ああああああー。お腹が空いた。すっかり集中してしまい、ふと気がつくとお腹ヘリすぎ。。そんな時、ふと思い浮かんだのは、カリッと揚がった海老に、しっとりとしたかぼちゃ、それにサクサクのきす。そう、天丼が食べたくなったのだ。それもただの天丼ではなく、街で評判のあの天ぷら屋の特製天丼。早速、スマートフォンを取り出し、お店の場所を調べた。幸い、ここからそう遠くない。早速、出かけることにした。

到着してみると、なんと「準備中」の札が。時計を見ると14:00。公式サイトには14:30まで営業とあったが、どうやらその日は例外だったらしい。しかし、諦めきれず、近場で他に良さそうな場所を探した。すると、なんと近くのお蕎麦屋さんで天丼が食べられることを発見。急いでそのお蕎麦屋さんへ向かった。

到着した時はちょうど14:30。店内に入ると、温かい笑顔でお店の人が出迎えてくれる。この時点で、やっと天丼にありつけると安堵したが、すぐに「あと30分しかないけど、よろしいですか?」と告げられる。

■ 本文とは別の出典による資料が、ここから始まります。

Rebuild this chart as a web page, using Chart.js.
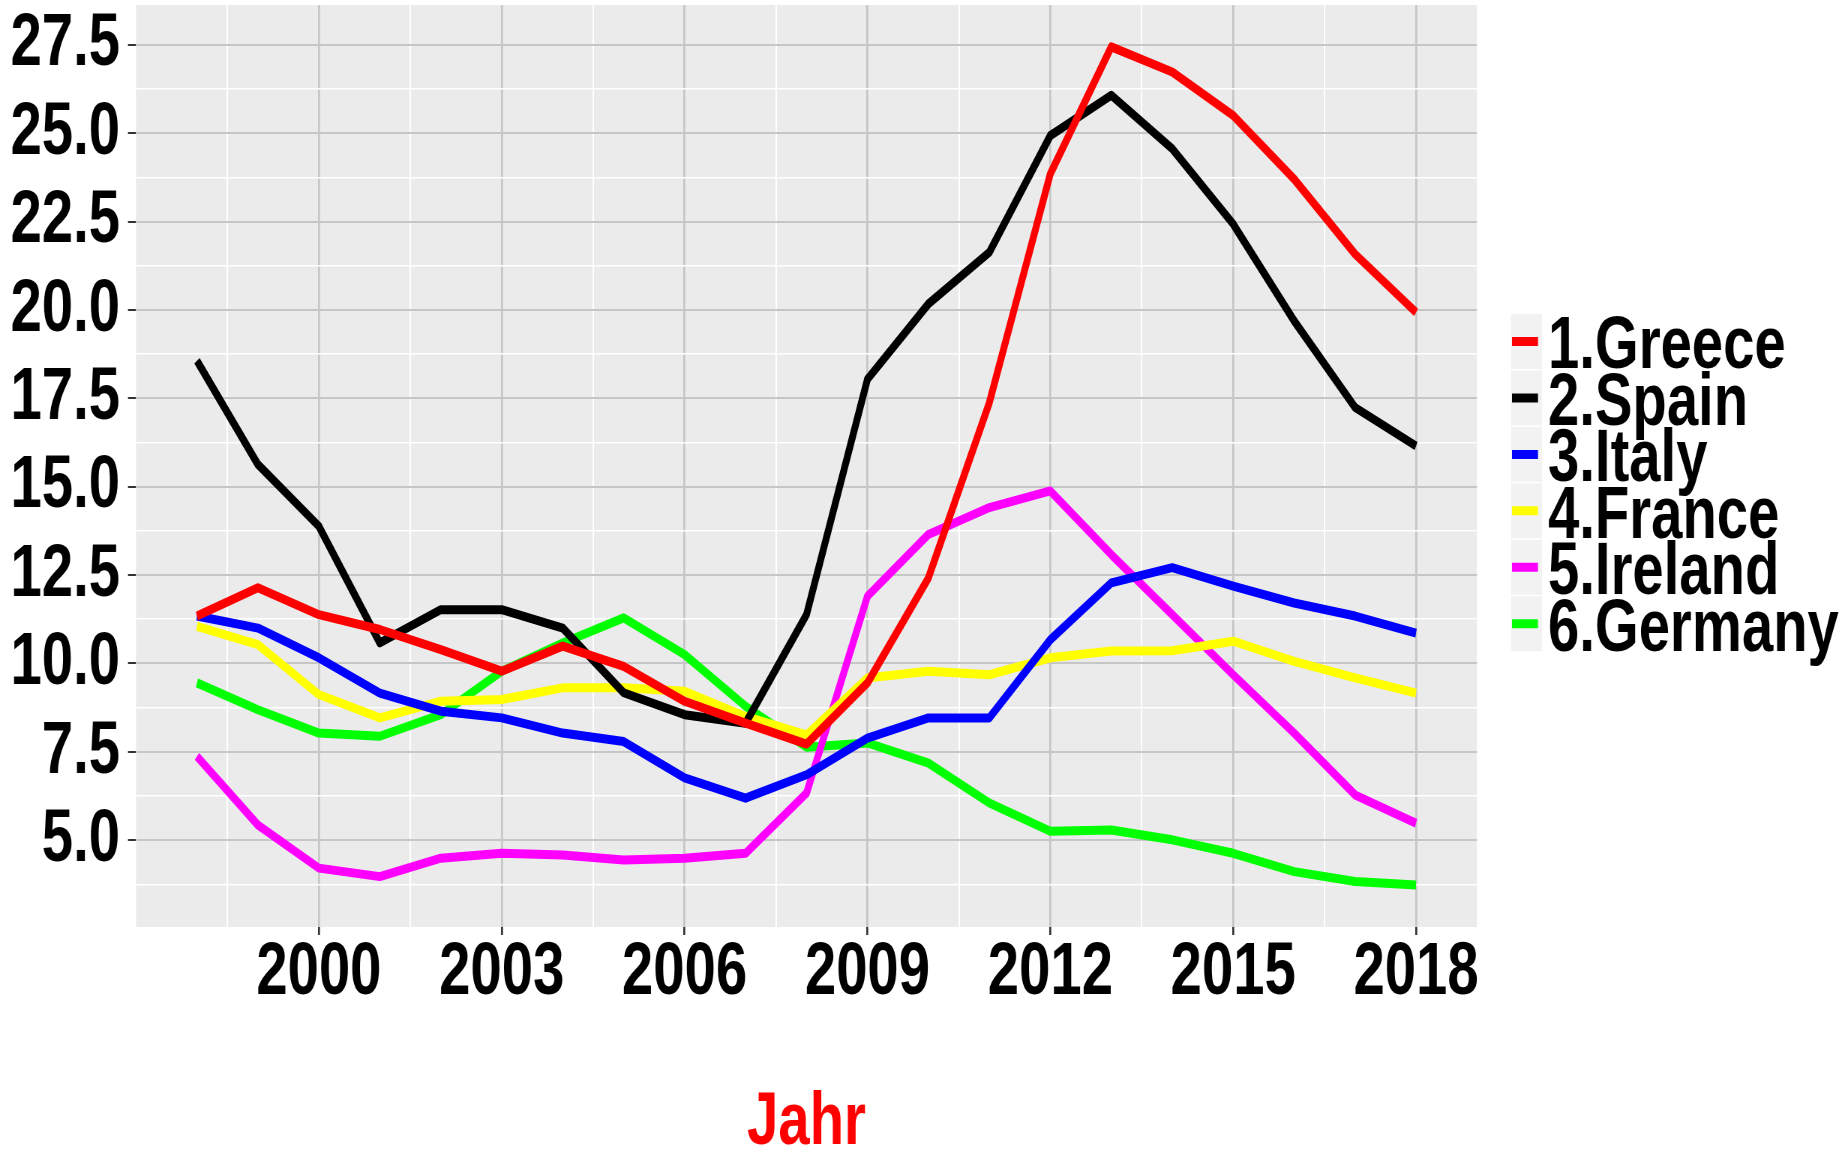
<!DOCTYPE html>
<html><head><meta charset="utf-8">
<script src="https://cdn.jsdelivr.net/npm/chart.js@4/dist/chart.umd.min.js"></script>
<style>
html,body{margin:0;padding:0;background:#fff;overflow:hidden;width:1847px;height:1155px;}
#wrap{position:absolute;left:0;top:0;transform-origin:0 0;}
</style>
</head><body><div id="wrap"><canvas id="c"></canvas></div>
<script>
// ---- data ----
const years = [1998, 1999, 2000, 2001, 2002, 2003, 2004, 2005, 2006, 2007, 2008, 2009, 2010, 2011, 2012, 2013, 2014, 2015, 2016, 2017, 2018];
const seriesNames = ['1.Greece', '2.Spain', '3.Italy', '4.France', '5.Ireland', '6.Germany'];
const seriesColors = ['#ff0000', '#000000', '#0000ff', '#ffff00', '#ff00ff', '#00ff00'];
const greece  = [11.34, 12.14, 11.38, 10.96, 10.39, 9.78, 10.49, 9.92, 8.93, 8.31, 7.72, 9.45, 12.42, 17.38, 23.85, 27.44, 26.73, 25.50, 23.70, 21.58, 19.93];
const spain   = [18.56, 15.63, 13.88, 10.58, 11.52, 11.52, 11.00, 9.17, 8.55, 8.31, 11.38, 18.04, 20.17, 21.63, 24.93, 26.07, 24.56, 22.43, 19.69, 17.24, 16.15];
const italy   = [11.34, 11.00, 10.16, 9.16, 8.65, 8.46, 8.03, 7.79, 6.76, 6.19, 6.85, 7.89, 8.46, 8.46, 10.67, 12.28, 12.71, 12.19, 11.71, 11.34, 10.86];
const france  = [11.05, 10.53, 9.12, 8.46, 8.93, 8.98, 9.31, 9.31, 9.21, 8.50, 7.98, 9.59, 9.78, 9.68, 10.16, 10.35, 10.36, 10.63, 10.06, 9.59, 9.16];
const ireland = [7.37, 5.43, 4.21, 3.97, 4.49, 4.63, 4.58, 4.44, 4.49, 4.63, 6.33, 11.90, 13.65, 14.41, 14.88, 13.08, 11.38, 9.68, 8.03, 6.28, 5.48];
const germany = [9.45, 8.69, 8.03, 7.94, 8.55, 9.78, 10.58, 11.29, 10.25, 8.79, 7.63, 7.75, 7.18, 6.05, 5.25, 5.29, 5.01, 4.63, 4.11, 3.83, 3.73];
const xTickValues = [2000, 2003, 2006, 2009, 2012, 2015, 2018];
const yTickValues = [5.0, 7.5, 10.0, 12.5, 15.0, 17.5, 20.0, 22.5, 25.0, 27.5];
const xTitle = 'Jahr';

const seriesValues = [greece, spain, italy, france, ireland, germany];

// ---- layout / style ----
// The reference uses a narrow bold face; emulate it by drawing on a wider
// canvas and compressing it horizontally.
const SX = 0.75;
const VW = 1847, H = 1155;
const W = Math.round(VW / SX);
const FONT = '"Liberation Sans", Arial, sans-serif';
const PANEL = {left: 136 / SX, top: 5, right: 1477 / SX, bottom: 927};

const cv = document.getElementById('c');
cv.width = W; cv.height = H;
cv.style.width = W + 'px'; cv.style.height = H + 'px';
document.getElementById('wrap').style.transform = 'scaleX(' + SX + ')';

// ggplot-like 5% expansion
const allVals = [].concat(...seriesValues);
const yLo = Math.min(...allVals), yHi = Math.max(...allVals);
const yPad = (yHi - yLo) * 0.05;
const xLo = years[0], xHi = years[years.length - 1];
const xPad = (xHi - xLo) * 0.05;
const xMin = xLo - xPad, xMax = xHi + xPad, yMin = yLo - yPad, yMax = yHi + yPad;

function withMinors(majors, lo, hi) {
  const step = majors[1] - majors[0];
  const out = [];
  for (let v = majors[0] - step / 2; v <= hi + 1e-9; v += step) {
    if (v >= lo) out.push(+v.toFixed(4));
  }
  majors.forEach(v => { if (v >= lo && v <= hi) out.push(v); });
  return out.sort((a, b) => a - b);
}
const xAll = withMinors(xTickValues, xMin, xMax);
const yAll = withMinors(yTickValues, yMin, yMax);
const findMajor = (list, v) => list.find(t => Math.abs(t - v) < 1e-6);
const isMajor = (list, c) => !!(c.tick && findMajor(list, c.tick.value) !== undefined);

const panelBg = {
  id: 'panelBg',
  beforeDraw(chart) {
    const {ctx, chartArea: a} = chart;
    ctx.save();
    ctx.fillStyle = '#ebebeb';
    ctx.fillRect(a.left, a.top, a.right - a.left, a.bottom - a.top);
    ctx.restore();
  }
};

const sideLegend = {
  id: 'sideLegend',
  afterDraw(chart) {
    const ctx = chart.ctx;
    const step = 56.45, top0 = 314, keyX = 1511 / SX, keyW = 31 / SX;
    ctx.save();
    chart.data.datasets.forEach((d, i) => {
      const y0 = top0 + i * step;
      const h = step - 1.5;
      ctx.fillStyle = '#f2f2f2';
      ctx.fillRect(keyX, y0, keyW, h);
      const cy = y0 + h / 2;
      ctx.strokeStyle = d.borderColor;
      ctx.lineWidth = 9;
      ctx.lineCap = 'butt';
      ctx.beginPath();
      ctx.moveTo(1512 / SX, cy);
      ctx.lineTo(1538 / SX, cy);
      ctx.stroke();
      ctx.fillStyle = '#000000';
      ctx.font = 'bold 75px ' + FONT;
      ctx.textBaseline = 'alphabetic';
      ctx.textAlign = 'left';
      ctx.fillText(d.label, 1548 / SX, cy + 27);
    });
    ctx.restore();
  }
};

const datasets = seriesNames.map((name, i) => ({
  label: name,
  data: years.map((y, j) => ({x: y, y: seriesValues[i][j]})),
  borderColor: seriesColors[i],
  backgroundColor: seriesColors[i],
  borderWidth: 9,
  pointRadius: 0,
  tension: 0,
  fill: false,
  borderJoinStyle: 'round',
  borderCapStyle: 'butt'
}));

new Chart(cv, {
  type: 'line',
  data: {datasets},
  options: {
    responsive: false,
    animation: false,
    devicePixelRatio: 1,
    layout: {padding: {left: 0, top: PANEL.top, right: W - PANEL.right, bottom: 0}},
    plugins: {legend: {display: false}, tooltip: {enabled: false}},
    scales: {
      x: {
        type: 'linear', min: xMin, max: xMax,
        afterBuildTicks: s => { s.ticks = xAll.map(v => ({value: v})); },
        afterFit: s => { s.height = H - PANEL.bottom; s.paddingLeft = 0; s.paddingRight = 0; s.paddingTop = 0; s.paddingBottom = 0; },
        border: {display: false},
        grid: {
          color: c => isMajor(xTickValues, c) ? '#c6c6c6' : '#ffffff',
          lineWidth: c => isMajor(xTickValues, c) ? 2 / SX : 1.5 / SX,
          tickColor: c => isMajor(xTickValues, c) ? '#333333' : 'rgba(0,0,0,0)',
          tickLength: 8, tickWidth: 2 / SX, drawTicks: true
        },
        ticks: {
          autoSkip: false, maxRotation: 0, minRotation: 0, padding: 1, color: '#000000',
          font: {family: FONT, weight: 'bold', size: 75, lineHeight: 1},
          callback: v => { const m = findMajor(xTickValues, v); return m === undefined ? '' : String(m); }
        },
        title: {
          display: true, text: xTitle, color: '#ff0000',
          font: {family: FONT, weight: 'bold', size: 75, lineHeight: 0.84},
          padding: {top: 0, bottom: 0}
        }
      },
      y: {
        type: 'linear', min: yMin, max: yMax,
        afterBuildTicks: s => { s.ticks = yAll.map(v => ({value: v})); },
        afterFit: s => { s.width = PANEL.left; s.paddingLeft = 0; s.paddingRight = 0; s.paddingTop = 0; s.paddingBottom = 0; },
        border: {display: false},
        grid: {
          color: c => isMajor(yTickValues, c) ? '#c6c6c6' : '#ffffff',
          lineWidth: c => isMajor(yTickValues, c) ? 2 : 1.5,
          tickColor: c => isMajor(yTickValues, c) ? '#333333' : 'rgba(0,0,0,0)',
          tickLength: 8 / SX, tickWidth: 2, drawTicks: true
        },
        ticks: {
          autoSkip: false, padding: 8 / SX, color: '#000000',
          font: {family: FONT, weight: 'bold', size: 75, lineHeight: 1},
          callback: v => { const m = findMajor(yTickValues, v); return m === undefined ? '' : m.toFixed(1); }
        }
      }
    }
  },
  plugins: [panelBg, sideLegend]
});
</script>
</body></html>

考えた末、ゆっくり味わう時間もなく、食後の余韻に浸る時間もないことから、その場を後にすることにした。「また来ますね」と伝え、お店を出た。

しかし、その後も天丼への渇望は止まらず、他のお店を探して歩き回った。だが、どうにもこうにも、思うような天丼には出会えない。そのうちに、風が強くなり、冷たさと空腹、そして求めていたものに出会えない悲しみが重なり、涙がうっすらと目に溜まる。

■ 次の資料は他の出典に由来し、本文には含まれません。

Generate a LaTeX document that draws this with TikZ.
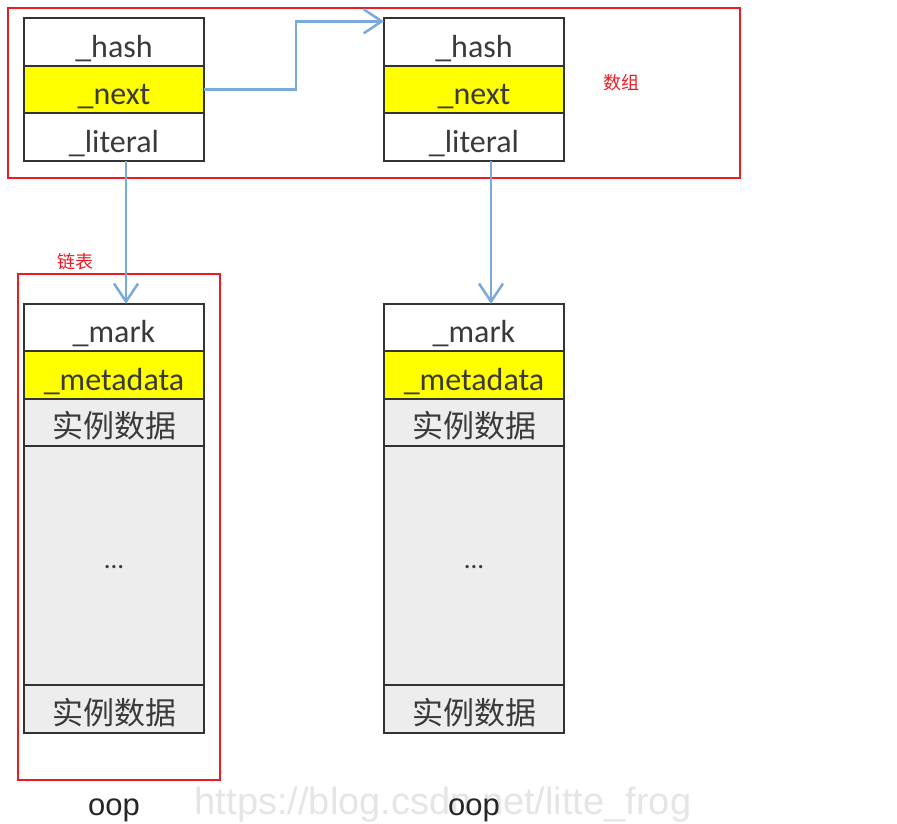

この時、美味しい食べ物を提供するお店が、昼の時間帯が終わると準備中に入ること、そしてその時間帯に美味しい天丼を求めるのがいかに難しいかを痛感した。理解はしていても、その時の悲しみは簡単には収まらなかった。

疲れて、ふと立ち寄ったのはカフェ。体を冷まそうとアイスカフェラテを注文し、ついでに目に付いたサンドイッチも。席に着き、カフェラテを一口飲む。ほろ苦さがほっとさせる。そしてサンドイッチを一口。期待していなかったが、これがまた思いのほか味がしない。こんなにお腹が空いているのに、この味のなさ。それでも、なんとなく、悲しみが紛れていく。空腹で悲しんでいた顔に、ふと笑顔が戻る。

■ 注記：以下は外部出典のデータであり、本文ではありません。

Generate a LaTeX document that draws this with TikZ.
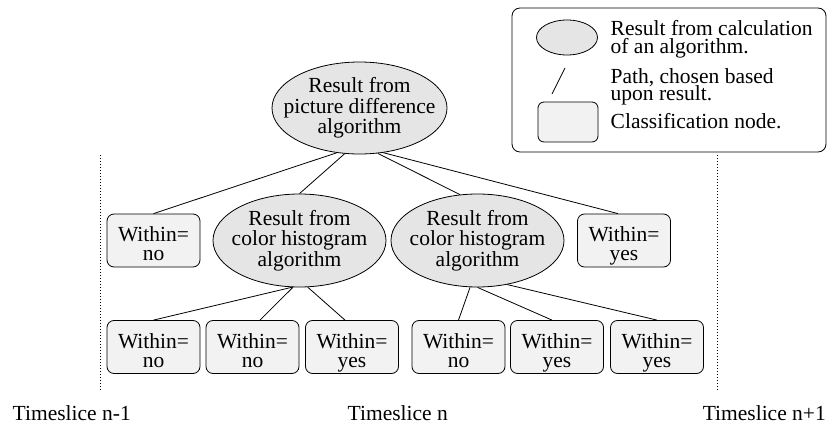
\documentclass[tikz,border=0pt]{standalone}
\usepackage{fontspec}
\setmainfont{Liberation Serif}
\usetikzlibrary{shapes.geometric}
\definecolor{ellgray}{gray}{0.9}
\definecolor{boxgray}{gray}{0.95}
\begin{document}
\begin{tikzpicture}[x=1pt,y=-1pt,
  algo/.style={ellipse, draw, fill=ellgray, minimum width=173pt, minimum height=93pt, inner sep=0pt, line width=0.8pt},
  cls/.style={rectangle, rounded corners=7pt, draw, fill=boxgray, minimum width=93pt, minimum height=53pt, inner sep=0pt, line width=0.8pt},
  elbl/.style={align=center, inner sep=0pt, font=\fontsize{21.5}{20.5}\selectfont},
  blbl/.style={align=center, inner sep=0pt, font=\fontsize{21.5}{19}\selectfont},
  txt/.style={inner sep=0pt, font=\fontsize{21.5}{20.5}\selectfont},
  conn/.style={line width=0.8pt},
  dotline/.style={line width=0.8pt, dash pattern=on 0.8pt off 2.2pt}]
\useasboundingbox (0,0) rectangle (828,423);

% legend
\node[draw, rounded corners=8pt, minimum width=314pt, minimum height=144pt, inner sep=0pt, line width=0.8pt] (legend) at (669,80) {};
\node[ellipse, draw, fill=ellgray, minimum width=61pt, minimum height=35pt, inner sep=0pt, line width=0.8pt] (lell) at (567,37.5) {};
\coordinate (lpa) at (565,68);
\coordinate (lpb) at (552,94);
\draw[conn] (lpa) -- (lpb);
\node[rectangle, rounded corners=6pt, draw, fill=boxgray, minimum width=60pt, minimum height=40pt, inner sep=0pt, line width=0.8pt] (lbox) at (568,122) {};
\node[txt, anchor=base west] (lt1) at (610.5,35) {Result from calculation};
\node[txt, anchor=base west] (lt2) at (610.5,53) {of an algorithm.};
\node[txt, anchor=base west] (lt3) at (610.5,83) {Path, chosen based};
\node[txt, anchor=base west] (lt4) at (610.5,100) {upon result.};
\node[txt, anchor=base west] (lt5) at (610.5,128) {Classification node.};

% dotted timeslice borders
\coordinate (dla) at (100.5,155);
\coordinate (dlb) at (100.5,391);
\coordinate (dra) at (717,155);
\coordinate (drb) at (717,391);
\draw[dotline] (dla) -- (dlb);
\draw[dotline] (dra) -- (drb);

% tree nodes
\node[algo, minimum width=175pt, minimum height=92pt] (m) at (359.5,108) {};
\node[algo] (e2) at (299.5,240.5) {};
\node[algo] (e3) at (477.5,240.5) {};
\node[cls] (b1) at (153.5,240.5) {};
\node[cls] (b2) at (624,240.5) {};
\node[cls] (c1) at (153.5,347) {};
\node[cls] (c2) at (252.5,347) {};
\node[cls] (c3) at (352,347) {};
\node[cls] (c4) at (458.5,347) {};
\node[cls] (c5) at (557,347) {};
\node[cls] (c6) at (657,347) {};

% edges
\draw[conn] (m.243) -- (b1.north);
\draw[conn] (m.252) -- (e2.north);
\draw[conn] (m.292) -- (e3.111);
\draw[conn] (m.298) -- ([xshift=-6pt]b2.north);
\draw[conn] (e2.261) -- (c1.north);
\draw[conn] (e2.262) -- ([xshift=7.5pt]c2.north);
\draw[conn] (e2.280) -- ([xshift=-7pt]c3.north);
\draw[conn] (e3.261) -- (c4.north);
\draw[conn] (e3.270) -- ([xshift=-5pt]c5.north);
\draw[conn] (e3.304) -- (c6.north);

% labels
\node[elbl] (mt) at (m.center) {Result from\\picture difference\\algorithm};
\node[elbl] (e2t) at (e2.center) {Result from\\color histogram\\algorithm};
\node[elbl] (e3t) at (e3.center) {Result from\\color histogram\\algorithm};
\node[blbl] (b1t) at ([yshift=-5.5pt]b1.center) {Within=\\no\vphantom{y}};
\node[blbl] (b2t) at ([yshift=-5.5pt]b2.center) {Within=\\yes};
\node[blbl] (c1t) at ([yshift=-5.5pt]c1.center) {Within=\\no\vphantom{y}};
\node[blbl] (c2t) at ([yshift=-5.5pt]c2.center) {Within=\\no\vphantom{y}};
\node[blbl] (c3t) at ([yshift=-5.5pt]c3.center) {Within=\\yes};
\node[blbl] (c4t) at ([yshift=-5.5pt]c4.center) {Within=\\no\vphantom{y}};
\node[blbl] (c5t) at ([yshift=-5.5pt]c5.center) {Within=\\yes};
\node[blbl] (c6t) at ([yshift=-5.5pt]c6.center) {Within=\\yes};

% timeslice labels
\node[txt, anchor=base west] (ts1) at (12.5,420) {Timeslice n-1};
\node[txt, anchor=base west] (ts2) at (347.5,420) {Timeslice n};
\node[txt, anchor=base east] (ts3) at (826,420) {Timeslice n+1};
\end{tikzpicture}
\end{document}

人は、美味しいものを求める旅に出ることがある。その旅の途中で、思わぬ障害にぶつかることもある。だが、そんな時に偶然出会ったものが、意外な喜びをもたらすこともある。今回の天丼を求めての冒険は、結局天丼にはありつけなかったが、それでも最後には笑顔になれた。食べれば笑顔になるものだ。